- WHAT IS REQUIRED
Images are not part of the copy; write out the rest of the data exactly as given.
** START **
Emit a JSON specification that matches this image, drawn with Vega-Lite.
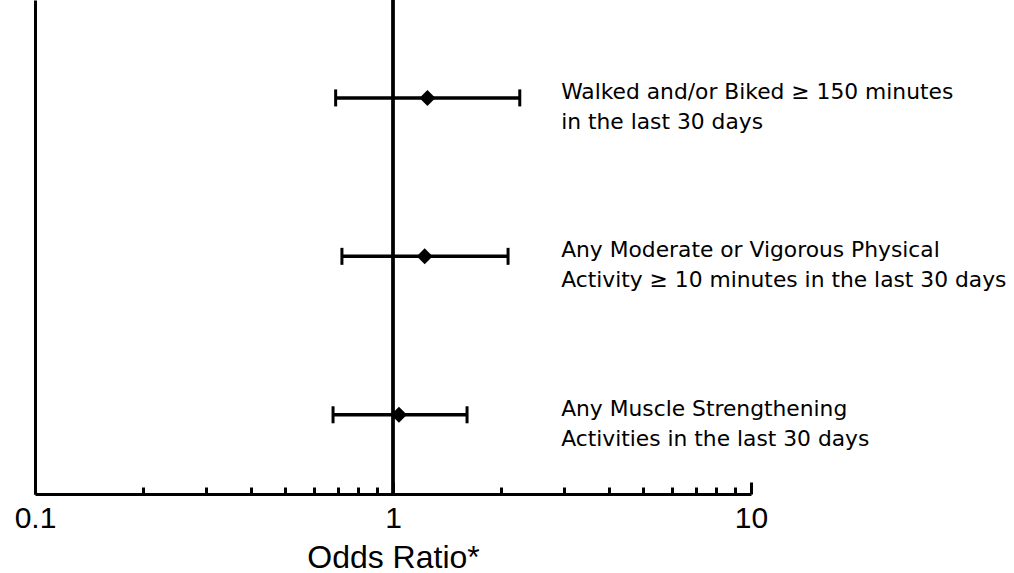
{
  "$schema": "https://vega.github.io/schema/vega-lite/v6.json",
  "width": 716,
  "height": 494,
  "autosize": "none",
  "padding": {"left": 35, "top": 0, "right": 263, "bottom": 79},
  "background": "white",
  "config": {
    "view": {"stroke": null},
    "font": "Liberation Sans"
  },
  "data": {
    "values": [
      {"row": 3, "or": 1.248, "lo": 0.6915, "hi": 2.26, "label": ["Walked and/or Biked \u2265 150 minutes", "in the last 30 days"]},
      {"row": 2, "or": 1.226, "lo": 0.72, "hi": 2.096, "label": ["Any Moderate or Vigorous Physical", "Activity \u2265 10 minutes in the last 30 days"]},
      {"row": 1, "or": 1.039, "lo": 0.68, "hi": 1.61, "label": ["Any Muscle Strengthening", "Activities in the last 30 days"]}
    ]
  },
  "encoding": {
    "y": {
      "field": "row",
      "type": "quantitative",
      "scale": {"domain": [0.5, 3.618], "nice": false, "zero": false},
      "axis": {"title": null, "labels": false, "ticks": false, "grid": false, "domain": true, "domainColor": "black", "domainWidth": 3}
    }
  },
  "layer": [
    {
      "mark": {"type": "rule", "color": "black", "strokeWidth": 3},
      "encoding": {
        "x": {
          "datum": 1,
          "type": "quantitative",
          "scale": {"type": "log", "domain": [0.1, 10], "nice": false},
          "axis": {
            "values": [0.1, 0.2, 0.3, 0.4, 0.5, 0.6, 0.7, 0.8, 0.9, 1, 2, 3, 4, 5, 6, 7, 8, 9, 10],
            "format": "~g",
            "labelExpr": "indexof([0.1, 1, 10], datum.value) >= 0 ? datum.label : ''",
            "labelFlush": false,
            "labelOverlap": false,
            "labelFontSize": 30,
            "labelColor": "black",
            "labelPadding": 21,
            "tickColor": "black",
            "tickWidth": 3,
            "tickSize": {"condition": {"test": "indexof([0.1, 1, 10], datum.value) >= 0", "value": -12}, "value": -7},
            "domainColor": "black",
            "domainWidth": 3,
            "grid": false,
            "title": "Odds Ratio*",
            "titleFontSize": 32,
            "titleFontWeight": "normal",
            "titleColor": "black",
            "titlePadding": 4
          }
        },
        "y": null
      }
    },
    {
      "mark": {"type": "rule", "color": "black", "strokeWidth": 3.5},
      "encoding": {
        "x": {"field": "lo", "type": "quantitative"},
        "x2": {"field": "hi"}
      }
    },
    {
      "mark": {"type": "tick", "color": "black", "orient": "vertical", "size": 17, "thickness": 3, "opacity": 1},
      "encoding": {
        "x": {"field": "lo", "type": "quantitative"}
      }
    },
    {
      "mark": {"type": "tick", "color": "black", "orient": "vertical", "size": 17, "thickness": 3, "opacity": 1},
      "encoding": {
        "x": {"field": "hi", "type": "quantitative"}
      }
    },
    {
      "mark": {"type": "point", "shape": "diamond", "size": 256, "filled": true, "color": "black", "opacity": 1},
      "encoding": {
        "x": {"field": "or", "type": "quantitative"}
      }
    },
    {
      "mark": {"type": "text", "align": "left", "baseline": "alphabetic", "font": "DejaVu Sans", "fontSize": 21.8, "lineHeight": 30, "dy": 1, "color": "black"},
      "encoding": {
        "x": {"datum": 2.949, "type": "quantitative"},
        "text": {"field": "label"}
      }
    }
  ]
}
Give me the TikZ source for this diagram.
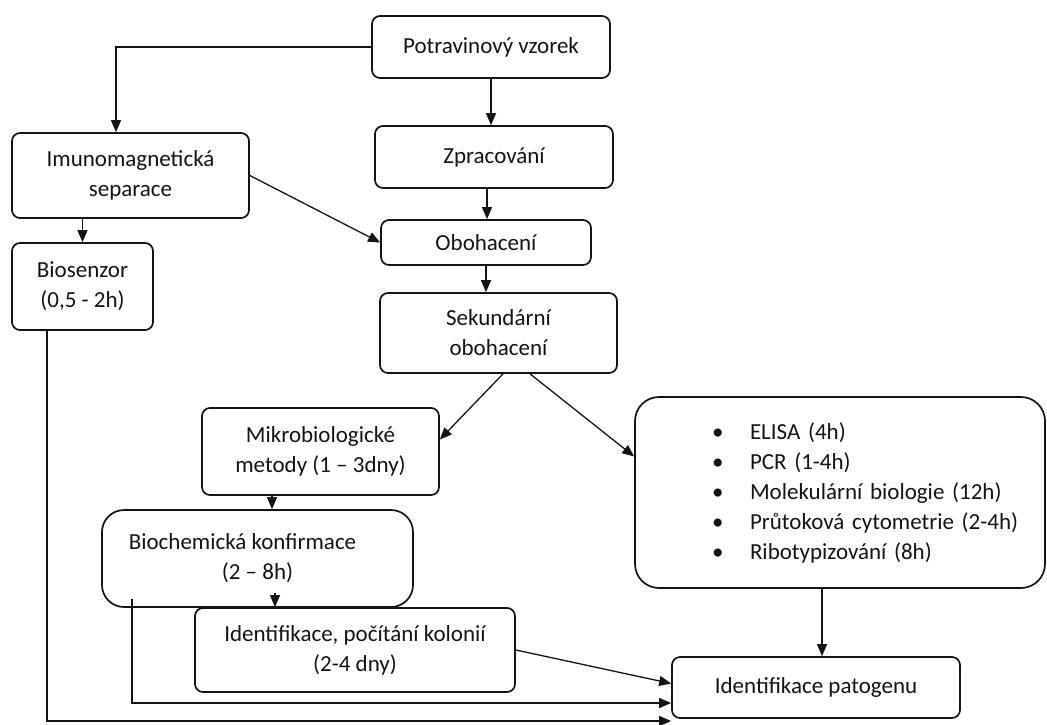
** END **
- THE ANSWER
Emit a JSON specification that matches this image, drawn with Vega-Lite.
{
  "$schema": "https://vega.github.io/schema/vega-lite/v6.json",
  "width": 716,
  "height": 494,
  "autosize": "none",
  "padding": {"left": 35, "top": 0, "right": 263, "bottom": 79},
  "background": "white",
  "config": {
    "view": {"stroke": null},
    "font": "Liberation Sans"
  },
  "data": {
    "values": [
      {"row": 3, "or": 1.248, "lo": 0.6915, "hi": 2.26, "label": ["Walked and/or Biked \u2265 150 minutes", "in the last 30 days"]},
      {"row": 2, "or": 1.226, "lo": 0.72, "hi": 2.096, "label": ["Any Moderate or Vigorous Physical", "Activity \u2265 10 minutes in the last 30 days"]},
      {"row": 1, "or": 1.039, "lo": 0.68, "hi": 1.61, "label": ["Any Muscle Strengthening", "Activities in the last 30 days"]}
    ]
  },
  "encoding": {
    "y": {
      "field": "row",
      "type": "quantitative",
      "scale": {"domain": [0.5, 3.618], "nice": false, "zero": false},
      "axis": {"title": null, "labels": false, "ticks": false, "grid": false, "domain": true, "domainColor": "black", "domainWidth": 3}
    }
  },
  "layer": [
    {
      "mark": {"type": "rule", "color": "black", "strokeWidth": 3},
      "encoding": {
        "x": {
          "datum": 1,
          "type": "quantitative",
          "scale": {"type": "log", "domain": [0.1, 10], "nice": false},
          "axis": {
            "values": [0.1, 0.2, 0.3, 0.4, 0.5, 0.6, 0.7, 0.8, 0.9, 1, 2, 3, 4, 5, 6, 7, 8, 9, 10],
            "format": "~g",
            "labelExpr": "indexof([0.1, 1, 10], datum.value) >= 0 ? datum.label : ''",
            "labelFlush": false,
            "labelOverlap": false,
            "labelFontSize": 30,
            "labelColor": "black",
            "labelPadding": 21,
            "tickColor": "black",
            "tickWidth": 3,
            "tickSize": {"condition": {"test": "indexof([0.1, 1, 10], datum.value) >= 0", "value": -12}, "value": -7},
            "domainColor": "black",
            "domainWidth": 3,
            "grid": false,
            "title": "Odds Ratio*",
            "titleFontSize": 32,
            "titleFontWeight": "normal",
            "titleColor": "black",
            "titlePadding": 4
          }
        },
        "y": null
      }
    },
    {
      "mark": {"type": "rule", "color": "black", "strokeWidth": 3.5},
      "encoding": {
        "x": {"field": "lo", "type": "quantitative"},
        "x2": {"field": "hi"}
      }
    },
    {
      "mark": {"type": "tick", "color": "black", "orient": "vertical", "size": 17, "thickness": 3, "opacity": 1},
      "encoding": {
        "x": {"field": "lo", "type": "quantitative"}
      }
    },
    {
      "mark": {"type": "tick", "color": "black", "orient": "vertical", "size": 17, "thickness": 3, "opacity": 1},
      "encoding": {
        "x": {"field": "hi", "type": "quantitative"}
      }
    },
    {
      "mark": {"type": "point", "shape": "diamond", "size": 256, "filled": true, "color": "black", "opacity": 1},
      "encoding": {
        "x": {"field": "or", "type": "quantitative"}
      }
    },
    {
      "mark": {"type": "text", "align": "left", "baseline": "alphabetic", "font": "DejaVu Sans", "fontSize": 21.8, "lineHeight": 30, "dy": 1, "color": "black"},
      "encoding": {
        "x": {"datum": 2.949, "type": "quantitative"},
        "text": {"field": "label"}
      }
    }
  ]
}
Give me the TikZ source for this diagram.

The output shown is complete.